Posted by David : #12 (in reply to #8) · reply · track
June 11, 2008 at 1:49 AM
Eric:

I'm a little confused by your argument. Are you suggesting that the undeniable fact that Arab states are racist somehow proves that Israel is not herself racist? How does that follow?

Or are you suggesting that Massad (a Palestinian-American, after all) is racist for concentrating on Israeli racism to the exclusion of Arab racism? Are Jewish-American academics equally racist if they concentrate their fire on Arab racism to the exclusion of Israeli, or does this only work in one direction?
Posted by Matt : #13 · reply · track
June 11, 2008 at 10:21 AM
Massad learned what he knows about the Israel lobby in large part from Paul Findley's book from the 1980s, a perfectly adequate definition of intellectual mentorship. Ditto for Brenner regarding alleged "collaboration" between Zionism and Nazism, whose books from the 1980s Massad repeatedly cites in several papers as his main source on the subject, calling the books "classics". Neither of these individuals are academically accredited in any way, and they are both way out on the fringes of contemporary discourse. This is poor academic professionalism on his part.

It was probably incorrect to lump Finkelstein in their with Massad's intellectual mentors.
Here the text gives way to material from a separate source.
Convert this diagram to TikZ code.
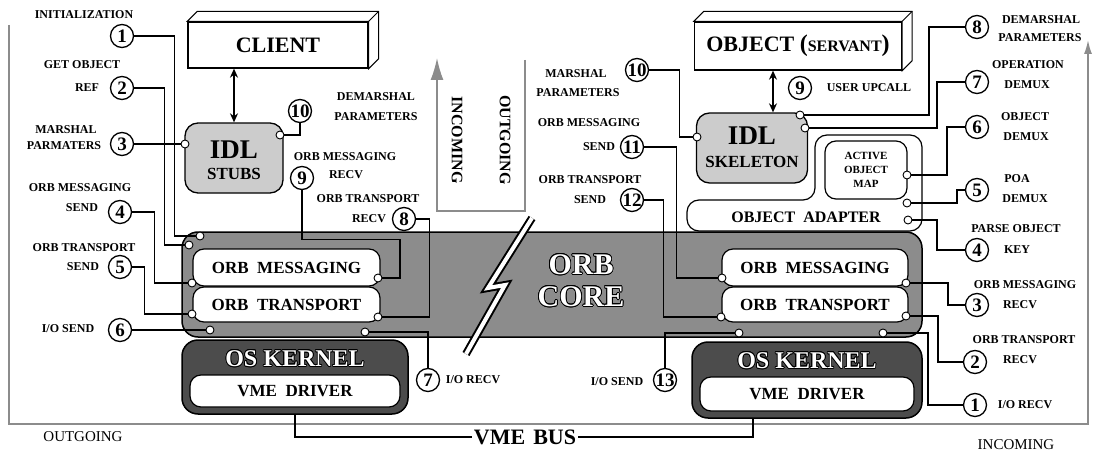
\documentclass[tikz,border=0pt]{standalone}
\usepackage{fontspec}
\setmainfont{Liberation Serif}
\usepackage{xcolor}
\usepackage{tikz}
\usepackage{contour}
\usetikzlibrary{
  arrows.meta,
  positioning,
  calc
}
\contourlength{0.8pt}
\newcommand{\lblfont}{\fontsize{12}{13}\selectfont\bfseries}
\newcommand{\numfont}{\fontsize{19}{19}\selectfont\bfseries}
\newcommand{\boxfont}{\fontsize{17}{18}\selectfont\bfseries}
\newcommand{\bigfont}{\fontsize{22}{24}\selectfont\bfseries}
\newcommand{\idlfont}{\fontsize{27}{28}\selectfont\bfseries}
\newcommand{\corefont}{\fontsize{30}{32}\selectfont\bfseries}
\newcommand{\kernfont}{\fontsize{24}{26}\selectfont\bfseries}
\newcommand{\dirfont}{\fontsize{15}{16}\selectfont}
\newcommand{\turnfont}{\fontsize{16}{16}\selectfont\bfseries}
\newcommand{\mapfont}{\fontsize{11}{14}\selectfont\bfseries}
\definecolor{coregray}{gray}{0.55}
\definecolor{kernelgray}{gray}{0.3}
\definecolor{idlgray}{gray}{0.8}
\definecolor{flowgray}{gray}{0.55}
\tikzset{
  lbl/.style={font=\lblfont,inner sep=0pt},
  num/.style={circle,draw,line width=1.3pt,fill=white,minimum size=23pt,inner sep=0pt,font=\numfont},
  port/.style={circle,draw,line width=0.9pt,fill=white,minimum size=8pt,inner sep=0pt},
  wire/.style={line width=1.3pt},
  solidbox/.style={draw,line width=1.3pt,fill=white,inner sep=0pt,font=\bigfont},
  idlbox/.style={draw,line width=1.3pt,fill=idlgray,rounded corners=13pt,inner sep=0pt},
  layerbox/.style={draw,line width=1.2pt,fill=white,rounded corners=11pt,inner sep=0pt,font=\boxfont},
  corebox/.style={draw,line width=1.5pt,fill=coregray,rounded corners=16pt,inner sep=0pt},
  kernelbox/.style={draw,line width=1.5pt,fill=kernelgray,rounded corners=16pt,inner sep=0pt},
  flow/.style={draw=flowgray,line width=1.6pt},
  flowhead/.style={flow,-{Latex[length=22pt,width=13pt]}},
  updown/.style={{Stealth[length=9pt,width=8pt]}-{Stealth[length=9pt,width=8pt]},line width=1.3pt},
  bus/.style={line width=1.8pt},
  whitetxt/.style={text=white,inner sep=0pt}
}

\begin{document}
\begin{tikzpicture}[x=1pt,y=-1pt]
  \useasboundingbox (0,0) rectangle (1093,452);

  % outgoing / incoming flow
  \coordinate (outstart) at (9,25);
  \coordinate (outcorner) at (9,424);
  \coordinate (incorner) at (1088,424);
  \coordinate (inend) at (1088,40);
  \draw[flow,-{Latex[length=14pt,width=8pt]}] (outstart) -- (outcorner) -- (incorner) -- (inend);
  \coordinate (turnout) at (525,60);
  \coordinate (turnbr) at (525,211);
  \coordinate (turnbl) at (437,211);
  \coordinate (turnin) at (437,58);
  \draw[flowhead] (turnout) -- (turnbr) -- (turnbl) -- (turnin);
  \node[font=\turnfont,rotate=-90,inner sep=0pt] (incomingmid) at (457,140) {INCOMING};
  \node[font=\turnfont,rotate=-90,inner sep=0pt] (outgoingmid) at (505,140) {OUTGOING};
  \node[font=\dirfont,inner sep=0pt] (outgoing) at (83,437) {OUTGOING};
  \node[font=\dirfont,inner sep=0pt] (incoming) at (1016,445) {INCOMING};

  % client and servant
  \node[solidbox,minimum width=180pt,minimum height=46pt] (client) at (278,45) {CLIENT};
  \draw[line width=1pt,fill=white] (client.north west) -- ++(10,-10) -| ($(client.south east)+(10,-10)$) -- (client.south east) -- (client.north east) -- cycle;
  \draw[line width=1pt] (client.north east) -- ++(10,-10);
  \node[solidbox,minimum width=207pt,minimum height=48pt] (object) at (798,46)
    {OBJECT {\fontsize{24}{24}\selectfont(}{\fontsize{16}{16}\selectfont SERVANT}{\fontsize{24}{24}\selectfont)}};
  \draw[line width=1pt,fill=white] (object.north west) -- ++(10,-10) -| ($(object.south east)+(10,-10)$) -- (object.south east) -- (object.north east) -- cycle;
  \draw[line width=1pt] (object.north east) -- ++(10,-10);

  \node[idlbox,minimum width=98pt,minimum height=70pt] (stubs) at (234,158) {};
  \node[font=\idlfont,inner sep=0pt] (stubsidl) at (234,150) {IDL};
  \node[font=\boxfont,inner sep=0pt] (stubstxt) at (234,174) {STUBS};
  \node[idlbox,minimum width=111pt,minimum height=70pt] (skel) at (752,148) {};
  \node[font=\idlfont,inner sep=0pt] (skelidl) at (752,136) {IDL};
  \node[font=\boxfont,inner sep=0pt] (skeltxt) at (752,162) {SKELETON};
  \coordinate (skeltop) at ([xshift=21pt]skel.north);
  \draw[updown] (client.south -| stubs.north) -- (stubs.north);
  \draw[updown] (object.south -| skeltop) -- (skeltop);

  % object adapter
  \draw[line width=1.2pt,fill=white,rounded corners=12pt] (687,231) -- (687,200) -- (815,200) -- (815,135) -- (922,135) -- (922,231) -- cycle;
  \node[font=\fontsize{16}{16}\selectfont\bfseries,inner sep=0pt] (oatxt) at (806,217) {OBJECT\ \ ADAPTER};
  \node[layerbox,font=\mapfont,align=center,minimum width=82pt,minimum height=58pt] (aom) at (866,170) {ACTIVE\\OBJECT\\MAP};

  % orb core
  \node[corebox,minimum width=740pt,minimum height=105pt] (core) at (552,284.5) {};
  \node[layerbox,minimum width=187pt,minimum height=37pt] (msgL) at (286.5,267.5) {ORB\ \ MESSAGING};
  \node[layerbox,minimum width=187pt,minimum height=35pt] (trnL) at (286.5,304.5) {ORB\ \ TRANSPORT};
  \node[layerbox,minimum width=186pt,minimum height=37pt] (msgR) at (815,267.5) {ORB\ \ MESSAGING};
  \node[layerbox,minimum width=186pt,minimum height=35pt] (trnR) at (815,304.5) {ORB\ \ TRANSPORT};
  \node[whitetxt,font=\corefont,align=center] (coretxt) at (581,281) {\contour{black}{ORB}\\\contour{black}{CORE}};
  \coordinate (brka) at (532,218);
  \coordinate (brkb) at (488,288);
  \coordinate (brkc) at (505,285);
  \coordinate (brkd) at (466,354);
  \draw[line width=8pt,line join=miter] (brka) -- (brkb) -- (brkc) -- (brkd);
  \draw[white,line width=4pt,line join=miter] (brka) -- (brkb) -- (brkc) -- (brkd);

  % os kernels and bus
  \node[kernelbox,minimum width=226pt,minimum height=74pt] (osL) at (295,377) {};
  \node[whitetxt,font=\kernfont] (kernL) at (295,359) {\contour{black}{OS KERNEL}};
  \node[layerbox,minimum width=210pt,minimum height=32pt] (drvL) at (295,391) {VME\ \ DRIVER};
  \node[kernelbox,minimum width=230pt,minimum height=76pt] (osR) at (807,380) {};
  \node[whitetxt,font=\kernfont] (kernR) at (807,361) {\contour{black}{OS KERNEL}};
  \node[layerbox,minimum width=214pt,minimum height=34pt] (drvR) at (807,394) {VME\ \ DRIVER};
  \node[font=\bigfont,inner sep=2pt] (vme) at (525,437) {VME\hspace{8pt}BUS};
  \draw[bus] (osL.south) |- (vme.west);
  \draw[bus] (vme.east) -| ([xshift=-54pt]osR.south);

  % numbered steps
  \node[num] (n1) at (122,36) {1};
  \node[num] (n2) at (122,88) {2};
  \node[num] (n3) at (122,144) {3};
  \node[num] (n4) at (120,212) {4};
  \node[num] (n5) at (120,267) {5};
  \node[num] (n6) at (120,330) {6};
  \node[num] (n7) at (428,380) {7};
  \node[num] (n8) at (404,219) {8};
  \node[num] (n9) at (302,178) {9};
  \node[num] (n10) at (300,111) {10};
  \node[num] (n10r) at (637,70) {10};
  \node[num] (n11) at (632,147) {11};
  \node[num] (n12) at (632,200) {12};
  \node[num] (n13) at (665,380) {13};
  \node[num] (n9r) at (800,88) {9};
  \node[num] (n8r) at (977,27) {8};
  \node[num] (n7r) at (977,82) {7};
  \node[num] (n6r) at (977,127) {6};
  \node[num] (n5r) at (977,190) {5};
  \node[num] (n4r) at (977,250) {4};
  \node[num] (n3r) at (977,305) {3};
  \node[num] (n2r) at (975,362) {2};
  \node[num] (n1r) at (975,405) {1};

  \node[port] (p1) at (200,236) {};
  \node[port] (p2) at (189,245) {};
  \node[port] (p3) at (185,144) {};
  \node[port] (p4) at (192,283) {};
  \node[port] (p5) at (192,314) {};
  \node[port] (p6) at (210,330) {};
  \node[port] (p7) at (365,332) {};
  \node[port] (p8) at (378,317) {};
  \node[port] (p9) at (378,278) {};
  \node[port] (p10) at (280,135) {};
  \node[port] (p10r) at (697,137) {};
  \node[port] (p11) at (722,278) {};
  \node[port] (p12) at (721,317) {};
  \node[port] (p13) at (739,333) {};
  \node[port] (p8r) at (800,115) {};
  \node[port] (p7r) at (805,128) {};
  \node[port] (p6r) at (907,175) {};
  \node[port] (p5r) at (907,203) {};
  \node[port] (p4r) at (908,220) {};
  \node[port] (p3r) at (906,283) {};
  \node[port] (p2r) at (906,316) {};
  \node[port] (p1r) at (883,333) {};

  \draw[wire] (n1.east) -- ++(40,0) |- (p1);
  \draw[wire] (n2.east) -- ++(30,0) |- (p2);
  \draw[wire] (n3) -- (p3);
  \draw[wire] (n4.east) -- ++(22,0) |- (p4);
  \draw[wire] (n5.east) -- ++(12,0) |- (p5);
  \draw[wire] (n6) -- (p6);
  \draw[wire] (p7) -| (n7);
  \draw[wire] (n8.east) -- ++(13,0) |- (p8);
  \draw[wire] (n9.south) -- ++(0,49) -- ++(98,0) |- (p9);
  \draw[wire] (p10) -| (n10);
  \draw[wire] (n10r.east) -- ++(30,0) |- (p10r);
  \draw[wire] (n11.east) -- ++(32,0) |- (p11);
  \draw[wire] (n12.east) -- ++(19,0) |- (p12);
  \draw[wire] (p13) -| (n13);
  \draw[wire] (n8r.west) -- ++(-36,0) |- (p8r);
  \draw[wire] (n7r.west) -- ++(-28,0) |- (p7r);
  \draw[wire] (n6r.west) -- ++(-18,0) |- (p6r);
  \draw[wire] (n5r.west) -- ++(-8,0) |- (p5r);
  \draw[wire] (p4r) -- ++(29,0) |- (n4r);
  \draw[wire] (p3r) -- ++(42,0) |- (n3r);
  \draw[wire] (p2r) -- ++(32,0) |- (n2r);
  \draw[wire] (p1r) -- ++(45,0) |- (n1r);

  % labels
  \node[lbl] (lInit) at (84,15) {INITIALIZATION};
  \node[lbl] (lGet) at (82,65) {GET OBJECT};
  \node[lbl] (lRef) at (87,88) {REF};
  \node[lbl] (lMar) at (66,130) {MARSHAL};
  \node[lbl] (lPar) at (64,146) {PARMATERS};
  \node[lbl] (lMsgS) at (80,188) {ORB MESSAGING};
  \node[lbl] (lMsgSb) at (82,208) {SEND};
  \node[lbl] (lTrS) at (84,248) {ORB TRANSPORT};
  \node[lbl] (lTrSb) at (83,267) {SEND};
  \node[lbl] (lIoS) at (68,329) {I/O SEND};
  \node[lbl] (lMsgR) at (345,157) {ORB MESSAGING};
  \node[lbl] (lMsgRb) at (346,175) {RECV};
  \node[lbl] (lTrR) at (368,199) {ORB TRANSPORT};
  \node[lbl] (lTrRb) at (369,219) {RECV};
  \node[lbl] (lDem) at (376,97) {DEMARSHAL};
  \node[lbl] (lDemb) at (376,117) {PARAMETERS};
  \node[lbl] (lIoR) at (473,380) {I/O RECV};
  \node[lbl] (rIoS) at (617,382) {I/O SEND};
  \node[lbl] (rMar) at (576,74) {MARSHAL};
  \node[lbl] (rPar) at (578,93) {PARAMETERS};
  \node[lbl] (rMsgS) at (589,123) {ORB MESSAGING};
  \node[lbl] (rMsgSb) at (599,147) {SEND};
  \node[lbl] (rTrS) at (590,180) {ORB TRANSPORT};
  \node[lbl] (rTrSb) at (590,200) {SEND};
  \node[lbl] (rUp) at (869,88) {USER UPCALL};
  \node[lbl] (rDem) at (1041,20) {DEMARSHAL};
  \node[lbl] (rDemb) at (1040,38) {PARAMETERS};
  \node[lbl] (rOp) at (1028,65) {OPERATION};
  \node[lbl] (rOpb) at (1027,85) {DEMUX};
  \node[lbl] (rObj) at (1025,117) {OBJECT};
  \node[lbl] (rObjb) at (1026,137) {DEMUX};
  \node[lbl] (rPoa) at (1017,179) {POA};
  \node[lbl] (rPoab) at (1025,199) {DEMUX};
  \node[lbl] (rKey) at (1016,229) {PARSE OBJECT};
  \node[lbl] (rKeyb) at (1017,250) {KEY};
  \node[lbl] (rMsgR) at (1025,285) {ORB MESSAGING};
  \node[lbl] (rMsgRb) at (1020,305) {RECV};
  \node[lbl] (rTrR) at (1024,340) {ORB TRANSPORT};
  \node[lbl] (rTrRb) at (1020,360) {RECV};
  \node[lbl] (rIoR) at (1025,405) {I/O RECV};
\end{tikzpicture}
\end{document}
I must say, however, that when Massad criticizes Finkelstein in his paper "Deconstructing Holocaust Consciousness" for being _too_ Zionist, that tells you something.
Posted by Matt : #14 · reply · track
June 11, 2008 at 10:30 AM
Nor, David, have you addressed any of the other points I brought up or that emerge from the Wikiquote page. His charges that the majority of Jews in the world are guilty of "Jewish supremacism", his ignorant statements about the Talmud or about American Jewish culture not existing in anything beyond name, his willingness to use inflammatory quotations of questionable veracity that he would later quietly remove without comment when he discovered they were fraudulent, among many other things. None of this is an attack on his ideology per se, but on his methods and professionalism.